begin

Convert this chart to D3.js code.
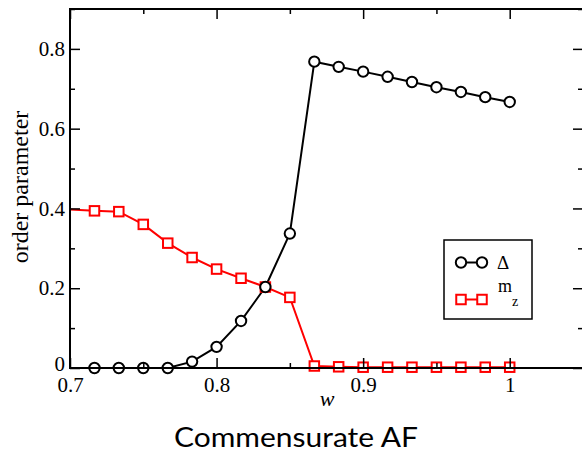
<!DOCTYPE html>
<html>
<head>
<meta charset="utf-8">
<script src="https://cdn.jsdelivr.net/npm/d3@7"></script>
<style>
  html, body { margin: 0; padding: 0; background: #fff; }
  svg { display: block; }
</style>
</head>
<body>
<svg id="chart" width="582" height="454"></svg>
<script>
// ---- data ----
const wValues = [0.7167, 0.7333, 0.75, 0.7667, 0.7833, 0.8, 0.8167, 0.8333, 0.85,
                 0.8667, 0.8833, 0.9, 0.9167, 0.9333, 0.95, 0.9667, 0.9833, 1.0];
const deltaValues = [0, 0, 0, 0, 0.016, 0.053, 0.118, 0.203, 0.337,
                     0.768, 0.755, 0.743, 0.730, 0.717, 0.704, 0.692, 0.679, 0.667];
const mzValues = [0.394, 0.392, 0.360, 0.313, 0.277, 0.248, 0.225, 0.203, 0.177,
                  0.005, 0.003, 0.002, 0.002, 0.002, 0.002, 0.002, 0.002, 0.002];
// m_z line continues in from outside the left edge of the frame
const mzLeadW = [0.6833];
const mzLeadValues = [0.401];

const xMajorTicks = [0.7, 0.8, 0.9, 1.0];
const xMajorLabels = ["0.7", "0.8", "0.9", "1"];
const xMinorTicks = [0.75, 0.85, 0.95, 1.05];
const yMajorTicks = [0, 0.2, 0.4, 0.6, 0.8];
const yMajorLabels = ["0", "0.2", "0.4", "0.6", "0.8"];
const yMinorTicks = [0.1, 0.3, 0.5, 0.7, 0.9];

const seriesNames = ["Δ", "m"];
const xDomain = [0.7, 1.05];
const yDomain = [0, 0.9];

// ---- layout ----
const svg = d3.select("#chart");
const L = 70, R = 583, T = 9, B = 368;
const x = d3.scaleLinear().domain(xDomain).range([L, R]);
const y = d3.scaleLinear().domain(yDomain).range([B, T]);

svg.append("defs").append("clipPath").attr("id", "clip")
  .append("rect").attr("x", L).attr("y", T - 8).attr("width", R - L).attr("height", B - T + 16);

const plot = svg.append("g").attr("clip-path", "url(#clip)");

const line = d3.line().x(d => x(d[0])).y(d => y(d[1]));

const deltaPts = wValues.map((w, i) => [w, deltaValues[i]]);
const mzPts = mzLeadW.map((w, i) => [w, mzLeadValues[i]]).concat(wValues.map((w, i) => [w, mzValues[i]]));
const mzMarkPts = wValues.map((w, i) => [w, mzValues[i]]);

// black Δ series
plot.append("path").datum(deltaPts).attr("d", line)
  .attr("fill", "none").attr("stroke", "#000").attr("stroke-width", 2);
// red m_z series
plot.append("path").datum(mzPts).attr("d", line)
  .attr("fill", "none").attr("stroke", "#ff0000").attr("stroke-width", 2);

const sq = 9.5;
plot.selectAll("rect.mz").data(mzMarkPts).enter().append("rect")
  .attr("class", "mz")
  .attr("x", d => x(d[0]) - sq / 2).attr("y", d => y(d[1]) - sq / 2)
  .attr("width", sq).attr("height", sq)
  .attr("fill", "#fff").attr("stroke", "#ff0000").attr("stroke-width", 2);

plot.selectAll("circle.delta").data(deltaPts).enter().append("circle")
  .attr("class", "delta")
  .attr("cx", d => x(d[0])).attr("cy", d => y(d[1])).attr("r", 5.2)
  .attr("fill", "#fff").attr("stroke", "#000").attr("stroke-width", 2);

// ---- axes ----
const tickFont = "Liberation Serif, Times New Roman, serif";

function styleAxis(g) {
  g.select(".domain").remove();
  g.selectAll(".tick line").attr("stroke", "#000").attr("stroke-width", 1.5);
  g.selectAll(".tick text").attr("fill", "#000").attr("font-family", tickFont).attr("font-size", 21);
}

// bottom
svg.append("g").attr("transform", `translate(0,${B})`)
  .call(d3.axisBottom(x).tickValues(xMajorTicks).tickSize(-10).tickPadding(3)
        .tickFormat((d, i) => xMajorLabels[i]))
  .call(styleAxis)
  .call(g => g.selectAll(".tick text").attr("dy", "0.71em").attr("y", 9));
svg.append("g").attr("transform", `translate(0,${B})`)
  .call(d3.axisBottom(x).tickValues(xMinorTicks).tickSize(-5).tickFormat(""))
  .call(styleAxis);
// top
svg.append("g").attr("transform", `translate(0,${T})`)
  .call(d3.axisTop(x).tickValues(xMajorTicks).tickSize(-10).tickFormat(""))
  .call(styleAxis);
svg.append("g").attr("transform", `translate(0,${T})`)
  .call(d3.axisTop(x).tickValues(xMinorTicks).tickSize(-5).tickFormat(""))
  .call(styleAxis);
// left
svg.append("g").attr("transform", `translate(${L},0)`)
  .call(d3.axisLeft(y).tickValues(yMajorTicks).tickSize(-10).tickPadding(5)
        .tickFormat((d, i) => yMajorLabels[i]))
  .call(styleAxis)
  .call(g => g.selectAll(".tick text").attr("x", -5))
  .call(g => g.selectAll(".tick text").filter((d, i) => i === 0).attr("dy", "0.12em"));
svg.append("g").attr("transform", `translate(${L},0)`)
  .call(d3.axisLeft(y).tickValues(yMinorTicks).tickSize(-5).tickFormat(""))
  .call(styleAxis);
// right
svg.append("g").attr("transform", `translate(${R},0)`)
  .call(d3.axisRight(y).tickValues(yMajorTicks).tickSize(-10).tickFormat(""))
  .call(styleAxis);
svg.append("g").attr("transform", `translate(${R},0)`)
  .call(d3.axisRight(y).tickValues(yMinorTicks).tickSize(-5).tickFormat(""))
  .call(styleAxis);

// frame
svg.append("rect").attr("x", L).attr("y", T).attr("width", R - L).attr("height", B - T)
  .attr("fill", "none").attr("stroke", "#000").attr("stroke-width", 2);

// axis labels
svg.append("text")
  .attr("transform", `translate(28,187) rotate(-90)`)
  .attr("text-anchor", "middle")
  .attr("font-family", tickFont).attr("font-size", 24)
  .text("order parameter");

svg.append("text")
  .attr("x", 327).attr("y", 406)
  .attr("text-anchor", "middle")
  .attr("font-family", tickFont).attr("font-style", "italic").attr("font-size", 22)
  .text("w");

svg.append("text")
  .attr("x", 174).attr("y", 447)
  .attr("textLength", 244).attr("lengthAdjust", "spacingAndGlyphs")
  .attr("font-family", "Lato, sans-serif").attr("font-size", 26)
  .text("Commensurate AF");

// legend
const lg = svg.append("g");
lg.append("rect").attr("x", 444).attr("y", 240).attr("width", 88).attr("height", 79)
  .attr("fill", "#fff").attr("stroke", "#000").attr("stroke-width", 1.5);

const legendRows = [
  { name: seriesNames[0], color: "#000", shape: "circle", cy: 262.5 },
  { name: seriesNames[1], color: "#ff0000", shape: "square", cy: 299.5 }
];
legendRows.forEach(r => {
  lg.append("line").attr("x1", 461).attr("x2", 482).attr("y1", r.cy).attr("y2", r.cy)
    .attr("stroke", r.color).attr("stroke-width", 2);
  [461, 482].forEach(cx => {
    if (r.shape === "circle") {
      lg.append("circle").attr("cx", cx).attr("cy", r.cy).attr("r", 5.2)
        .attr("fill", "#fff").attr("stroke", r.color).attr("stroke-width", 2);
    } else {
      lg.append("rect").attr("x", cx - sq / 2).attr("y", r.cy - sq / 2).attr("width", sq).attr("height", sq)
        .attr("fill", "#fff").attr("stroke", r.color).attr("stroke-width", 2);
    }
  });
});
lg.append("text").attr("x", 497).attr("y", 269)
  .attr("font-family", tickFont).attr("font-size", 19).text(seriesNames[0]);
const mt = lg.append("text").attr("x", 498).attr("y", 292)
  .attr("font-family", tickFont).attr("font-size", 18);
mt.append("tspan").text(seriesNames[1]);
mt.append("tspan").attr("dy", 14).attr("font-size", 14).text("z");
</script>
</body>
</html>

end

* [Set exercise]
In the data above, please extract the lines from the first one through the line with "const mzMarkPts = wValues.map((w, i)", exactly, and keep pictures out.

* [Reply to the exercise]
Convert this chart to D3.js code.
<!DOCTYPE html>
<html>
<head>
<meta charset="utf-8">
<script src="https://cdn.jsdelivr.net/npm/d3@7"></script>
<style>
  html, body { margin: 0; padding: 0; background: #fff; }
  svg { display: block; }
</style>
</head>
<body>
<svg id="chart" width="582" height="454"></svg>
<script>
// ---- data ----
const wValues = [0.7167, 0.7333, 0.75, 0.7667, 0.7833, 0.8, 0.8167, 0.8333, 0.85,
                 0.8667, 0.8833, 0.9, 0.9167, 0.9333, 0.95, 0.9667, 0.9833, 1.0];
const deltaValues = [0, 0, 0, 0, 0.016, 0.053, 0.118, 0.203, 0.337,
                     0.768, 0.755, 0.743, 0.730, 0.717, 0.704, 0.692, 0.679, 0.667];
const mzValues = [0.394, 0.392, 0.360, 0.313, 0.277, 0.248, 0.225, 0.203, 0.177,
                  0.005, 0.003, 0.002, 0.002, 0.002, 0.002, 0.002, 0.002, 0.002];
// m_z line continues in from outside the left edge of the frame
const mzLeadW = [0.6833];
const mzLeadValues = [0.401];

const xMajorTicks = [0.7, 0.8, 0.9, 1.0];
const xMajorLabels = ["0.7", "0.8", "0.9", "1"];
const xMinorTicks = [0.75, 0.85, 0.95, 1.05];
const yMajorTicks = [0, 0.2, 0.4, 0.6, 0.8];
const yMajorLabels = ["0", "0.2", "0.4", "0.6", "0.8"];
const yMinorTicks = [0.1, 0.3, 0.5, 0.7, 0.9];

const seriesNames = ["Δ", "m"];
const xDomain = [0.7, 1.05];
const yDomain = [0, 0.9];

// ---- layout ----
const svg = d3.select("#chart");
const L = 70, R = 583, T = 9, B = 368;
const x = d3.scaleLinear().domain(xDomain).range([L, R]);
const y = d3.scaleLinear().domain(yDomain).range([B, T]);

svg.append("defs").append("clipPath").attr("id", "clip")
  .append("rect").attr("x", L).attr("y", T - 8).attr("width", R - L).attr("height", B - T + 16);

const plot = svg.append("g").attr("clip-path", "url(#clip)");

const line = d3.line().x(d => x(d[0])).y(d => y(d[1]));

const deltaPts = wValues.map((w, i) => [w, deltaValues[i]]);
const mzPts = mzLeadW.map((w, i) => [w, mzLeadValues[i]]).concat(wValues.map((w, i) => [w, mzValues[i]]));
const mzMarkPts = wValues.map((w, i) => [w, mzValues[i]]);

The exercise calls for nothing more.